Performance problems rarely occur in isolation. Often, a single problem can trigger a cascade of related problems, each of which amplifies the overall impact on the system. This case study analyzes such a scenario in the T10 database on g1rush Server.
On June 21, 2024 at 13:04:32, DBPLUS PERFORMANCE MONITOR flagged a critical error: ORA-1652, indicating the inability to extend the temporary segment by 128 in the TEMPORARY_DATA tablespace in the T10 database on g1rush Server. This error occurred due to simultaneous sessions overwhelming the temporary space of tables, consuming more than 30 GB.
Highlighted in the chart, the spike in resource utilization immediately caught the company's attention. This overflow interfered with ongoing operations and indicated inefficient resource management.

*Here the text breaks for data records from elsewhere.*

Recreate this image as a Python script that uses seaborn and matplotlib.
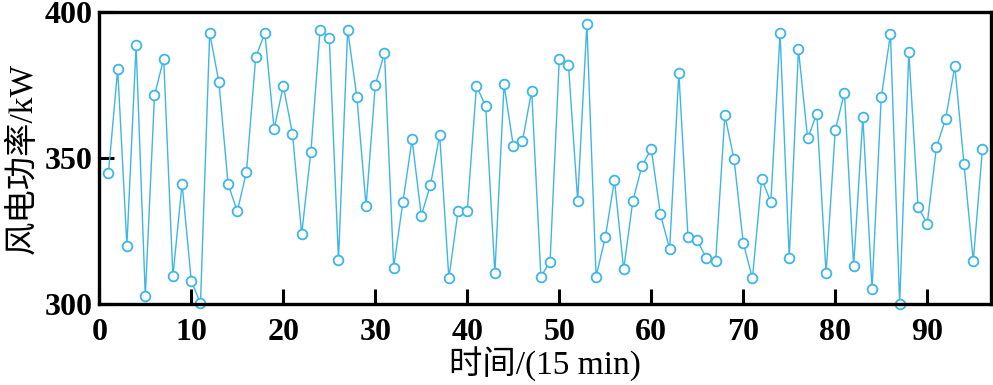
import matplotlib
matplotlib.use("Agg")
import matplotlib.pyplot as plt
import seaborn as sns
import pandas as pd

power = [345.1, 380.6, 320.1, 388.7, 302.7, 371.6, 384.1, 309.6, 341.3, 308.0,
         300.3, 392.9, 376.1, 341.2, 331.8, 345.4, 384.6, 392.9, 360.0, 374.8,
         358.4, 324.1, 352.2, 394.1, 391.3, 315.2, 394.1, 370.9, 333.6, 375.1,
         386.1, 312.6, 335.0, 356.5, 330.4, 340.8, 358.0, 308.9, 332.0, 332.0,
         374.8, 367.9, 310.6, 375.3, 354.3, 355.9, 373.2, 309.5, 314.6, 384.0,
         382.0, 335.5, 396.0, 309.5, 322.9, 342.5, 312.0, 335.5, 347.5, 353.2,
         330.8, 318.9, 379.3, 322.9, 321.9, 315.8, 314.7, 364.8, 349.7, 321.0,
         308.9, 343.0, 335.0, 392.9, 315.8, 387.3, 356.8, 365.3, 310.6, 359.6,
         372.5, 313.1, 364.0, 305.3, 370.9, 392.5, 300.0, 386.5, 333.4, 327.6,
         353.8, 363.6, 381.5, 347.9, 314.7, 353.2]
time_idx = list(range(1, len(power) + 1))
x_ticks = [0, 10, 20, 30, 40, 50, 60, 70, 80, 90]
y_ticks = [300, 350, 400]

df = pd.DataFrame({"t": time_idx, "p": power})

sns.set_theme(style="white")
plt.rcParams["font.family"] = ["Liberation Serif", "Noto Sans CJK SC"]
plt.rcParams["text.color"] = "black"
plt.rcParams["axes.labelcolor"] = "black"

fig = plt.figure(figsize=(9.93, 3.85), dpi=100)
ax = fig.add_axes([0.100, 0.2096, 0.8977, 0.7584])

color = "#3fb6e6"
sns.lineplot(data=df, x="t", y="p", ax=ax, color=color, linewidth=1.0,
             marker="o", markersize=7, markerfacecolor="white",
             markeredgecolor=color, markeredgewidth=1.3, clip_on=False)

ax.set_xlim(0, 96.9)
ax.set_ylim(300, 400)
ax.set_xticks(x_ticks)
ax.set_yticks(y_ticks)
ax.tick_params(axis="both", direction="in", length=11, width=2.2,
               labelsize=23, colors="black")
ax.tick_params(axis="x", pad=10)
ax.tick_params(axis="y", pad=5)
ax.tick_params(top=False, right=False, bottom=True, left=True)
for lbl in ax.get_xticklabels() + ax.get_yticklabels():
    lbl.set_fontweight("bold")
for s in ax.spines.values():
    s.set_linewidth(2.4)
    s.set_color("black")

ax.set_xlabel("时间/(15 min)", fontsize=24, labelpad=0, color="black")
ax.set_ylabel("风电功率/kW", fontsize=24, labelpad=4, color="black")

fig.savefig("out.png", dpi=100)
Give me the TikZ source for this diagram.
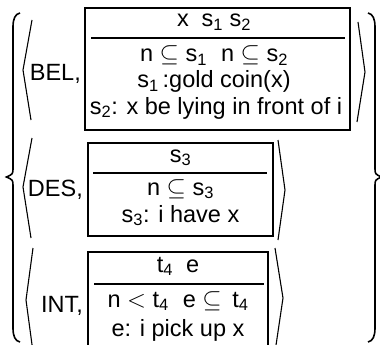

Further investigation revealed a persistent high load on the processor, even after reducing the number of active processes. The cyclical nature of this load, peaking during periods of high activity, suggested deeper problems with query optimization and resource allocation.
The graph above shows busy time (CPU), system time (CPU), and user time (CPU) with a clear pattern of cyclic peaks. This persistent high load required us to delve into specific queries and processes that consume CPU resources.
The next step was to analyze the specific queries contributing to the high CPU load. In particular, the query for the identifier 3445255751 showed significant changes in execution time and schedule. It was suspected that these changes were related to the increased execution time of another query, ID 904000402, due to the use of the shared function.
The analysis showed that query 3445255751 experienced run-time fluctuations, which had an impact on overall performance. Comparing execution plans, we identified plan hash 232983816 as a potential cause of inefficiency.
This comparison highlighted the need to stabilize query performance by forcing a specific plan. The change in the implementation strategy suggested the need for consistent monitoring and timely adjustment of plans.
As we continued our investigation, we noticed significant network load, with data transfers as high as 52GB per hour. This indicated a significant flow of data, which may have exacerbated the observed performance problems.
Analysis of network traffic showed a large number of bytes received and sent by SQL*net, highlighting the impact of data transfer on overall performance.